• **Data shown**:

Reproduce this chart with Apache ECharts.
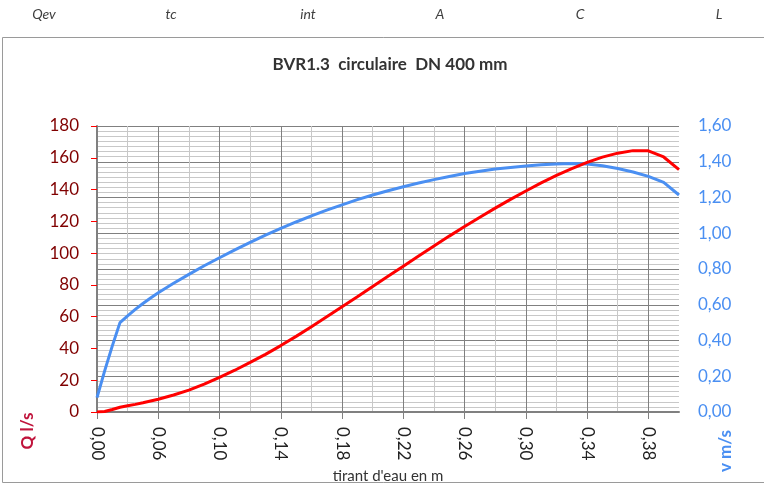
<!DOCTYPE html>
<html><head><meta charset="utf-8">
<script src="https://cdn.jsdelivr.net/npm/echarts@6/dist/echarts.min.js"></script>
<style>html,body{margin:0;padding:0;background:#fff}#c{width:764px;height:486px}</style>
</head><body><div id="c"></div>
<script>
// spreadsheet column headers above the chart
const headerLabels = ['Qev', 'tc', 'int', 'A', 'C', 'L'];
const headerX = [44, 171, 308, 440, 580, 719];

// first (compressed) stretch of the category axis, before 0,06
const firstH = [0.000, 0.0075, 0.015, 0.0225, 0.030, 0.0375, 0.045, 0.0525];
const firstQ = [0, 0.3, 1.6, 3.0, 3.9, 4.8, 5.8, 6.9];
const firstV = [0.08, 0.23, 0.37, 0.50, 0.538, 0.574, 0.607, 0.638];

// tirant d'eau (m) from 0,06 to 0,40
const mainH = [0.06,0.07,0.08,0.09,0.10,0.11,0.12,0.13,0.14,0.15,0.16,0.17,0.18,0.19,0.20,0.21,0.22,0.23,0.24,0.25,0.26,0.27,0.28,0.29,0.30,0.31,0.32,0.33,0.34,0.35,0.36,0.37,0.38,0.39,0.40];
// débit Q (l/s)
const mainQ = [8.0,10.7,13.8,17.5,21.8,26.3,31.2,36.3,41.8,47.6,53.6,59.9,66.3,72.6,79.0,85.4,91.8,98.2,104.5,110.7,116.7,122.6,128.3,133.8,139.1,144.2,148.9,153.2,157.1,160.4,162.9,164.5,164.4,160.5,152.6];
// vitesse v (m/s)
const mainV = [0.667,0.72,0.77,0.818,0.863,0.907,0.949,0.989,1.027,1.063,1.097,1.129,1.159,1.188,1.214,1.238,1.26,1.281,1.30,1.318,1.334,1.347,1.359,1.368,1.376,1.383,1.388,1.39,1.387,1.378,1.362,1.343,1.318,1.285,1.214];

const fmt = v => v.toFixed(2).replace('.', ',');

// build category list (half-steps between the 0,01 rows carry no data)
const cats = firstH.map(fmt);
const qData = firstQ.slice();
const vData = firstV.slice();
mainH.forEach((h, i) => {
  cats.push(fmt(h)); qData.push(mainQ[i]); vData.push(mainV[i]);
  if (i < mainH.length - 1) { cats.push(fmt(h + 0.005) + ' '); qData.push(null); vData.push(null); }
});
const lastIdx = cats.length - 1;

const FONT = 'Lato';
const chart = echarts.init(document.getElementById('c'), null, {renderer: 'canvas'});
chart.setOption({
  animation: false,
  backgroundColor: '#fff',
  title: {
    text: 'BVR1.3  circulaire  DN 400 mm', left: 385, top: 51, textAlign: 'center',
    textStyle: {fontFamily: FONT, fontSize: 17, fontWeight: 'bold', color: '#333'}
  },
  graphic: [
    {type: 'rect', shape: {x: 2.5, y: 37.5, width: 800, height: 445}, style: {fill: 'none', stroke: '#9a9a9a', lineWidth: 1}, silent: true},
    ...headerLabels.map((t, i) => ({
      type: 'text', x: headerX[i], y: 14,
      style: {text: t, font: 'italic 14px ' + FONT, fill: '#404040', textAlign: 'center', textVerticalAlign: 'middle'}
    })),
    {type: 'text', x: 28, y: 431, rotation: Math.PI / 2,
     style: {text: 'Q l/s', font: 'bold 17px ' + FONT, fill: '#c0143c', textAlign: 'center', textVerticalAlign: 'middle'}},
    {type: 'text', x: 726, y: 451, rotation: Math.PI / 2,
     style: {text: 'v m/s', font: 'bold 17px ' + FONT, fill: '#4a8ff2', textAlign: 'center', textVerticalAlign: 'middle'}}
  ],
  grid: {left: 97, right: 85, top: 126, bottom: 74, outerBoundsMode: 'none', containLabel: false},
  xAxis: {
    type: 'category', data: cats, boundaryGap: false,
    name: "tirant d'eau en m", nameLocation: 'middle', nameGap: 56,
    nameTextStyle: {fontFamily: FONT, fontSize: 15, color: '#333'},
    axisLine: {lineStyle: {color: '#808080', width: 2}},
    axisTick: {interval: i => i % 8 === 0, length: 7, lineStyle: {color: '#808080'}},
    axisLabel: {interval: i => i % 8 === 0, rotate: -90, margin: 15, fontFamily: FONT, fontSize: 17, color: '#222'},
    splitLine: {show: true, interval: i => i % 4 === 0 && i > 0 && i < lastIdx,
      lineStyle: {color: ['#c8c8c8', '#808080'], width: 1}}
  },
  yAxis: [
    {
      type: 'value', min: 0, max: 180, interval: 20, position: 'left',
      axisLine: {show: true, lineStyle: {color: '#808080', width: 2}},
      axisTick: {show: true, length: 6, lineStyle: {color: '#ff0000'}},
      axisLabel: {fontFamily: FONT, fontSize: 17, color: '#800000', margin: 18},
      splitLine: {show: false}
    },
    {
      type: 'value', min: 0, max: 1.6, interval: 0.2, position: 'right',
      axisLine: {show: false}, axisTick: {show: false},
      axisLabel: {fontFamily: FONT, fontSize: 17, color: '#4a8ff2', margin: 19, formatter: v => fmt(v)},
      splitLine: {show: true, lineStyle: {color: '#808080', width: 1}},
      minorTick: {show: false, splitNumber: 7},
      minorSplitLine: {show: true, lineStyle: {color: '#c8c8c8', width: 1}}
    }
  ],
  series: [
    {name: 'v', type: 'line', yAxisIndex: 1, data: vData, connectNulls: true, showSymbol: false,
     lineStyle: {color: '#4a8ff2', width: 3}, itemStyle: {color: '#4a8ff2'}},
    {name: 'Q', type: 'line', yAxisIndex: 0, data: qData, connectNulls: true, showSymbol: false,
     lineStyle: {color: '#ff0000', width: 3}, itemStyle: {color: '#ff0000'}}
  ]
});
</script></body></html>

• **Problem requirements**:
Copy the listing exactly. Any image in it stays out of the copy.

• **Exercise response**:
Reproduce this chart with Apache ECharts.
<!DOCTYPE html>
<html><head><meta charset="utf-8">
<script src="https://cdn.jsdelivr.net/npm/echarts@6/dist/echarts.min.js"></script>
<style>html,body{margin:0;padding:0;background:#fff}#c{width:764px;height:486px}</style>
</head><body><div id="c"></div>
<script>
// spreadsheet column headers above the chart
const headerLabels = ['Qev', 'tc', 'int', 'A', 'C', 'L'];
const headerX = [44, 171, 308, 440, 580, 719];

// first (compressed) stretch of the category axis, before 0,06
const firstH = [0.000, 0.0075, 0.015, 0.0225, 0.030, 0.0375, 0.045, 0.0525];
const firstQ = [0, 0.3, 1.6, 3.0, 3.9, 4.8, 5.8, 6.9];
const firstV = [0.08, 0.23, 0.37, 0.50, 0.538, 0.574, 0.607, 0.638];

// tirant d'eau (m) from 0,06 to 0,40
const mainH = [0.06,0.07,0.08,0.09,0.10,0.11,0.12,0.13,0.14,0.15,0.16,0.17,0.18,0.19,0.20,0.21,0.22,0.23,0.24,0.25,0.26,0.27,0.28,0.29,0.30,0.31,0.32,0.33,0.34,0.35,0.36,0.37,0.38,0.39,0.40];
// débit Q (l/s)
const mainQ = [8.0,10.7,13.8,17.5,21.8,26.3,31.2,36.3,41.8,47.6,53.6,59.9,66.3,72.6,79.0,85.4,91.8,98.2,104.5,110.7,116.7,122.6,128.3,133.8,139.1,144.2,148.9,153.2,157.1,160.4,162.9,164.5,164.4,160.5,152.6];
// vitesse v (m/s)
const mainV = [0.667,0.72,0.77,0.818,0.863,0.907,0.949,0.989,1.027,1.063,1.097,1.129,1.159,1.188,1.214,1.238,1.26,1.281,1.30,1.318,1.334,1.347,1.359,1.368,1.376,1.383,1.388,1.39,1.387,1.378,1.362,1.343,1.318,1.285,1.214];

const fmt = v => v.toFixed(2).replace('.', ',');

// build category list (half-steps between the 0,01 rows carry no data)
const cats = firstH.map(fmt);
const qData = firstQ.slice();
const vData = firstV.slice();
mainH.forEach((h, i) => {
  cats.push(fmt(h)); qData.push(mainQ[i]); vData.push(mainV[i]);
  if (i < mainH.length - 1) { cats.push(fmt(h + 0.005) + ' '); qData.push(null); vData.push(null); }
});
const lastIdx = cats.length - 1;

const FONT = 'Lato';
const chart = echarts.init(document.getElementById('c'), null, {renderer: 'canvas'});
chart.setOption({
  animation: false,
  backgroundColor: '#fff',
  title: {
    text: 'BVR1.3  circulaire  DN 400 mm', left: 385, top: 51, textAlign: 'center',
    textStyle: {fontFamily: FONT, fontSize: 17, fontWeight: 'bold', color: '#333'}
  },
  graphic: [
    {type: 'rect', shape: {x: 2.5, y: 37.5, width: 800, height: 445}, style: {fill: 'none', stroke: '#9a9a9a', lineWidth: 1}, silent: true},
    ...headerLabels.map((t, i) => ({
      type: 'text', x: headerX[i], y: 14,
      style: {text: t, font: 'italic 14px ' + FONT, fill: '#404040', textAlign: 'center', textVerticalAlign: 'middle'}
    })),
    {type: 'text', x: 28, y: 431, rotation: Math.PI / 2,
     style: {text: 'Q l/s', font: 'bold 17px ' + FONT, fill: '#c0143c', textAlign: 'center', textVerticalAlign: 'middle'}},
    {type: 'text', x: 726, y: 451, rotation: Math.PI / 2,
     style: {text: 'v m/s', font: 'bold 17px ' + FONT, fill: '#4a8ff2', textAlign: 'center', textVerticalAlign: 'middle'}}
  ],
  grid: {left: 97, right: 85, top: 126, bottom: 74, outerBoundsMode: 'none', containLabel: false},
  xAxis: {
    type: 'category', data: cats, boundaryGap: false,
    name: "tirant d'eau en m", nameLocation: 'middle', nameGap: 56,
    nameTextStyle: {fontFamily: FONT, fontSize: 15, color: '#333'},
    axisLine: {lineStyle: {color: '#808080', width: 2}},
    axisTick: {interval: i => i % 8 === 0, length: 7, lineStyle: {color: '#808080'}},
    axisLabel: {interval: i => i % 8 === 0, rotate: -90, margin: 15, fontFamily: FONT, fontSize: 17, color: '#222'},
    splitLine: {show: true, interval: i => i % 4 === 0 && i > 0 && i < lastIdx,
      lineStyle: {color: ['#c8c8c8', '#808080'], width: 1}}
  },
  yAxis: [
    {
      type: 'value', min: 0, max: 180, interval: 20, position: 'left',
      axisLine: {show: true, lineStyle: {color: '#808080', width: 2}},
      axisTick: {show: true, length: 6, lineStyle: {color: '#ff0000'}},
      axisLabel: {fontFamily: FONT, fontSize: 17, color: '#800000', margin: 18},
      splitLine: {show: false}
    },
    {
      type: 'value', min: 0, max: 1.6, interval: 0.2, position: 'right',
      axisLine: {show: false}, axisTick: {show: false},
      axisLabel: {fontFamily: FONT, fontSize: 17, color: '#4a8ff2', margin: 19, formatter: v => fmt(v)},
      splitLine: {show: true, lineStyle: {color: '#808080', width: 1}},
      minorTick: {show: false, splitNumber: 7},
      minorSplitLine: {show: true, lineStyle: {color: '#c8c8c8', width: 1}}
    }
  ],
  series: [
    {name: 'v', type: 'line', yAxisIndex: 1, data: vData, connectNulls: true, showSymbol: false,
     lineStyle: {color: '#4a8ff2', width: 3}, itemStyle: {color: '#4a8ff2'}},
    {name: 'Q', type: 'line', yAxisIndex: 0, data: qData, connectNulls: true, showSymbol: false,
     lineStyle: {color: '#ff0000', width: 3}, itemStyle: {color: '#ff0000'}}
  ]
});
</script></body></html>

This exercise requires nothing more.